KNN Optimizations

KNN Optimizations
Optimizations

Naive KNN needs some improvements to fix some of its drawbacks.

  • Standardization
  • Distance-Weighted KNN
  • Mahalanobis Distance
Standardization

Say one feature is ‘Annual Income’ (0-1M), and another feature is ‘Years of Experience’ (0-40).
The Euclidean distance will be almost entirely dominated by income .

So, we do standardization of each feature, such that it has a mean, \(\mu\)=0 and variance,\(\sigma\)=1.

\[z=\frac{x-\mu}{\sigma}\]
Distance-Weighted KNN

Vanilla KNN treats the 1st nearest neighbor and the k-th nearest neighbor as equal.
A neighbor that is 0.1units away should have more influence than a neighbor that is 10 units away.

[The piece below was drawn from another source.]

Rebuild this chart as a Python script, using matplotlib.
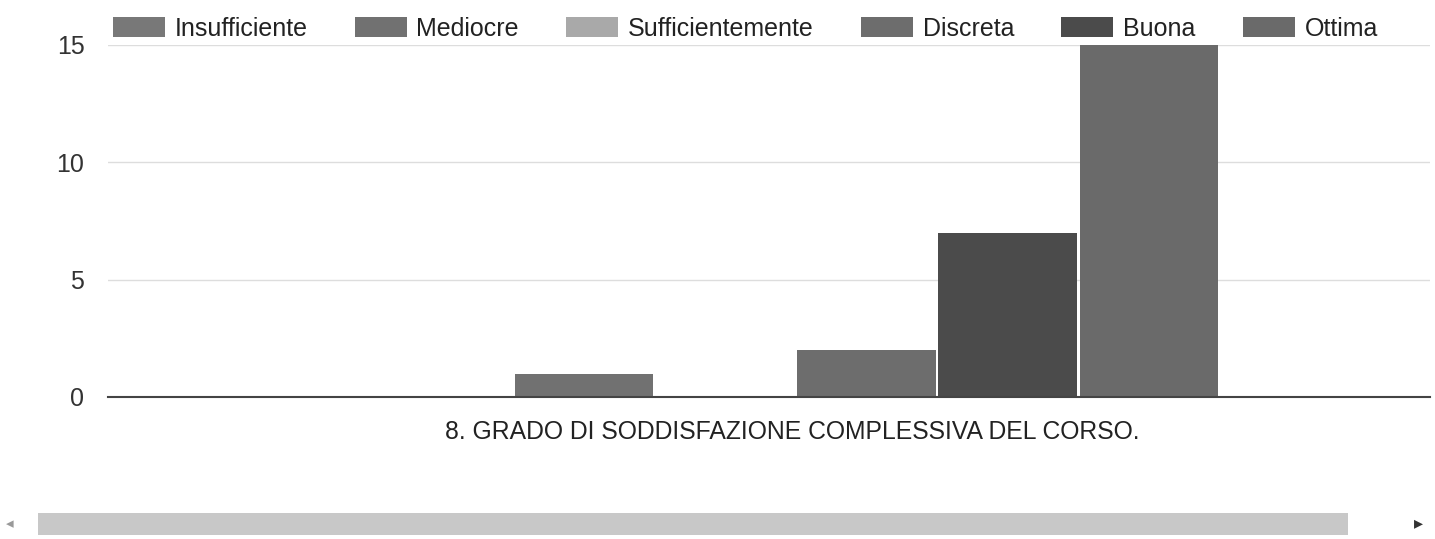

We assign weight to each neighbor; most common strategy is inverse of squared distance.

\[w_i = \frac{1}{d(x_q, x_i)^2 + \epsilon}\]

Improvements:

  • Noise/Outlier: Reduces the impact of ‘noise’ or ‘outlier’ (distant neighbors).
  • Imbalanced Data: Closer points dominate, mitigating impact of imbalanced data.
    • e.g: If you have a query point surrounded by 2 very close ‘Class A’ points and 3 distant ‘Class B’ points, weighted ️‍♀️ KNN will correctly pick ‘Class A'.
Mahalanobis Distance

Problem
Euclidean distance makes assumption that all the features are independent and provide unique information.
‘Height’ and ‘Weight’ are highly correlated.
So, if we use Euclidean distance, we are effectively ‘double-counting’ the size of the person.

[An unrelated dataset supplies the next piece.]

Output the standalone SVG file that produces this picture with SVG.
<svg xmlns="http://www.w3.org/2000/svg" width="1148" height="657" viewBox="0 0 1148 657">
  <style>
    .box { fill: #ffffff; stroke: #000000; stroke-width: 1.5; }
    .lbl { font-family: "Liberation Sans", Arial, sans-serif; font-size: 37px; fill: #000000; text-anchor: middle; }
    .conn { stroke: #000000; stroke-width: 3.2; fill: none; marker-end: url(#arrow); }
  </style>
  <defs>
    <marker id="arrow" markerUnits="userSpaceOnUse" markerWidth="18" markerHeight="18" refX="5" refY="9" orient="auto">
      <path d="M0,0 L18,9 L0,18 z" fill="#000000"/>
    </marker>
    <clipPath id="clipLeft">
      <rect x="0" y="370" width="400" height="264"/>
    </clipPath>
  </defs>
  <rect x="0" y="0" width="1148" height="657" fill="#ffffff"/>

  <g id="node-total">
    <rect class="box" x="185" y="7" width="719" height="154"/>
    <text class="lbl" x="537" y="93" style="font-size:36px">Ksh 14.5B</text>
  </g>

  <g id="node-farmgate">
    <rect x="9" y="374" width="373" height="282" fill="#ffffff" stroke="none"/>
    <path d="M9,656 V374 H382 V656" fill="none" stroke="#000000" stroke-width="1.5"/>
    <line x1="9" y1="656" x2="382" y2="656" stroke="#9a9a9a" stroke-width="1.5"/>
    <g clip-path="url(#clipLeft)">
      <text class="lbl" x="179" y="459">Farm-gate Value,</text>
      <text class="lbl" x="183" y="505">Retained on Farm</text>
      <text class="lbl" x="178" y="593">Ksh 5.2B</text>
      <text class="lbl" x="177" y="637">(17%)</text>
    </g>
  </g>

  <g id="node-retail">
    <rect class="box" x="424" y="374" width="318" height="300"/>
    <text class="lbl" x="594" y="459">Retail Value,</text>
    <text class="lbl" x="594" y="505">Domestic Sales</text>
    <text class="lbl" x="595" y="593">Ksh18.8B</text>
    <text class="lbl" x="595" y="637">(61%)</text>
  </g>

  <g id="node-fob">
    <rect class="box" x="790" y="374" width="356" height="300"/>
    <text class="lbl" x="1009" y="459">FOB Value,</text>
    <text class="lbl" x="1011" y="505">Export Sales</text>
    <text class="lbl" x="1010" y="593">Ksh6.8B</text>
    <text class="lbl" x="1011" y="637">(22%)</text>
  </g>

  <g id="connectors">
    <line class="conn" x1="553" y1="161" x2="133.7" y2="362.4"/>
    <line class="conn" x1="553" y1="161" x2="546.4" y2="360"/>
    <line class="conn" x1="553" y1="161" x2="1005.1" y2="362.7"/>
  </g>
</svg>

Mahalanobis distance measures distance in terms of standard deviations from the mean, accounting for the covariance between features.

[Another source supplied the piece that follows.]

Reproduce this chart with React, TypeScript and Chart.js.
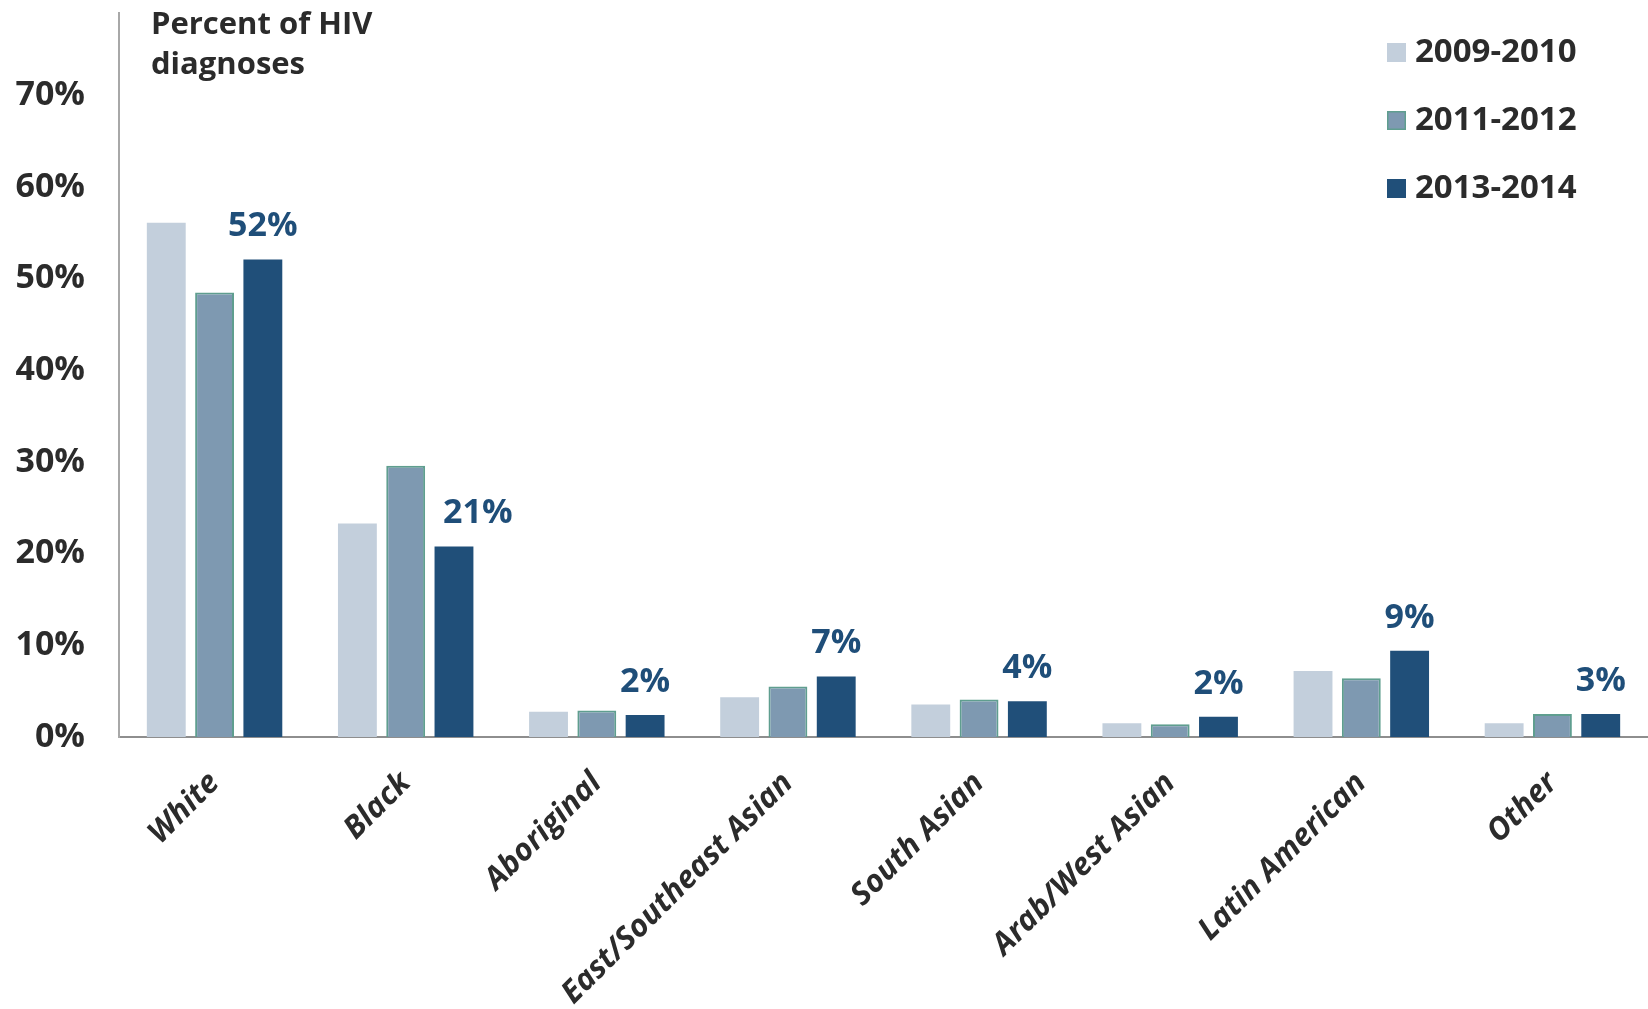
import React, { useEffect, useRef } from "react";
import { Chart, registerables } from "chart.js";

Chart.register(...registerables);

const categories = [
  "White",
  "Black",
  "Aboriginal",
  "East/Southeast Asian",
  "South Asian",
  "Arab/West Asian",
  "Latin American",
  "Other",
];
const seriesNames = ["2009-2010", "2011-2012", "2013-2014"];
const values2009 = [56.1, 23.3, 2.75, 4.35, 3.55, 1.5, 7.2, 1.5];
const values2011 = [48.5, 29.6, 2.9, 5.5, 4.1, 1.4, 6.4, 2.5];
const values2013 = [52.1, 20.8, 2.4, 6.6, 3.9, 2.2, 9.4, 2.5];
const labels2013 = ["52%", "21%", "2%", "7%", "4%", "2%", "9%", "3%"];
const yTickValues = [0, 10, 20, 30, 40, 50, 60, 70];
const titleLines = ["Percent of HIV", "diagnoses"];

const FONT = "'Open Sans', Lato, sans-serif";
const colors = ["#c3cfdc", "#7e99b1", "#204f79"];
const borders = ["#c3cfdc", "#5f9e8f", "#204f79"];

const overlayPlugin = {
  id: "overlay",
  afterDatasetsDraw(chart: any) {
    const ctx = chart.ctx;
    ctx.save();
    // data labels for last series
    const meta = chart.getDatasetMeta(2);
    const midMeta = chart.getDatasetMeta(1);
    ctx.fillStyle = "#1f4e79";
    ctx.font = `bold 34px ${FONT}`;
    ctx.textAlign = "center";
    ctx.textBaseline = "middle";
    meta.data.forEach((bar: any, i: number) => {
      const cy = bar.y - 33;
      const w = ctx.measureText(labels2013[i]).width;
      let cx = bar.x;
      const mid = midMeta.data[i];
      // keep label clear of a taller neighbouring bar
      if (mid.y < cy + 18 && cx - w / 2 < mid.x + mid.width / 2 + 16) {
        cx = mid.x + mid.width / 2 + 18 + w / 2;
      }
      ctx.fillText(labels2013[i], cx, cy);
    });
    // title
    ctx.fillStyle = "#2b2b2b";
    ctx.font = `bold 31px ${FONT}`;
    ctx.textAlign = "left";
    ctx.textBaseline = "alphabetic";
    titleLines.forEach((t, i) => ctx.fillText(t, 151, 34 + i * 40));
    // legend
    ctx.font = `bold 33px ${FONT}`;
    ctx.textBaseline = "middle";
    seriesNames.forEach((name, i) => {
      const cy = 52 + i * 68;
      ctx.fillStyle = colors[i];
      ctx.fillRect(1387, cy - 9, 19, 19);
      if (i === 1) {
        ctx.strokeStyle = borders[1];
        ctx.lineWidth = 1.5;
        ctx.strokeRect(1387.75, cy - 8.25, 17.5, 17.5);
      }
      ctx.fillStyle = "#2b2b2b";
      ctx.fillText(name, 1415, cy + 1);
    });
    ctx.restore();
  },
};

export default function App() {
  const ref = useRef<HTMLCanvasElement>(null);
  useEffect(() => {
    document.body.style.margin = "0";
    const chart = new Chart(ref.current!, {
      type: "bar",
      data: {
        labels: categories,
        datasets: [values2009, values2011, values2013].map((d, i) => ({
          label: seriesNames[i],
          data: d,
          backgroundColor: colors[i],
          borderColor: borders[i],
          borderWidth: i === 1 ? 2 : 0,
          categoryPercentage: 0.758,
          barPercentage: 0.805,
        })),
      },
      options: {
        animation: false,
        responsive: true,
        maintainAspectRatio: false,
        layout: { padding: { top: 13, right: 0, left: 0, bottom: 0 } },
        plugins: {
          legend: { display: false },
          tooltip: { enabled: false },
          title: { display: false },
        },
        scales: {
          x: {
            grid: { display: false, drawTicks: false },
            border: { display: true, color: "#8e8e8e", width: 2 },
            ticks: {
              color: "#2b2b2b",
              font: { family: FONT, size: 31, weight: "bold", style: "italic" },
              maxRotation: 45,
              minRotation: 45,
              padding: 28,
              autoSkip: false,
            },
            afterFit(scale: any) {
              scale.height = 1009 - 737;
              scale.paddingLeft = 0;
              scale.paddingRight = 0;
            },
          },
          y: {
            min: 0,
            max: 79,
            grid: { display: false, drawTicks: false },
            border: { display: true, color: "#a8a8a8", width: 2 },
            afterBuildTicks(scale: any) {
              scale.ticks = yTickValues.map((v) => ({ value: v }));
            },
            ticks: {
              color: "#2b2b2b",
              font: { family: FONT, size: 34, weight: "bold" },
              padding: 34,
              callback: (v: any) => `${v}%`,
            },
            afterFit(scale: any) {
              scale.width = 119;
              scale.paddingTop = 0;
              scale.paddingBottom = 0;
            },
          },
        },
      },
      plugins: [overlayPlugin],
    });
    return () => chart.destroy();
  }, []);
  return (
    <div style={{ position: "relative", width: 1648, height: 1009, background: "#fff" }}>
      <canvas ref={ref} />
    </div>
  );
}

\[d(x, y) = \sqrt{(x - y)^T \Sigma^{-1} (x - y)}\]

\(\Sigma\): Covariance matrix of the data

  • If \(\Sigma\) is identity matrix, Mahalanobis distance reduces to Euclidean distance.
  • If \(\Sigma\) is a diagonal matrix, Mahalanobis distance reduces to Normalized Euclidean distance.
Runtime Issue

Naive KNN shifts all computation to inference time, and it is very slow.

  • To find the neighbor for one query, we must touch every single bit of the ‘nxd’ matrix.
  • If n=10^9,a single query would take seconds, but we need milliseconds.
Advanced Optimizations
  • Distance Weighted KNN
    • K-D Trees (d<20): Recursively partitions space into axis-aligned hyper-rectangles. O(log N ) search.
    • Ball Trees : High dimensional data; Haversine distance for geospatial data.
  • Approximate Nearest Neighbors (ANN)
    • Locality Sensitive Hashing (LSH): Uses ‘bucketizing’ ️ hashes. Points that are close have a high probability of having the same hash.
    • Hierarchical Navigable Small World (HNSW); Graph of vectors; Search is a ‘greedy walk’ across levels.
  • Product Quantization (Reduce memory footprint of high dimensional vectors)
    • ScaNN (Google)
    • FAISS (Meta)
  • Dimensionality Reduction (Mitigate ‘Curse of Dimensionality’)
    • PCA

End of Section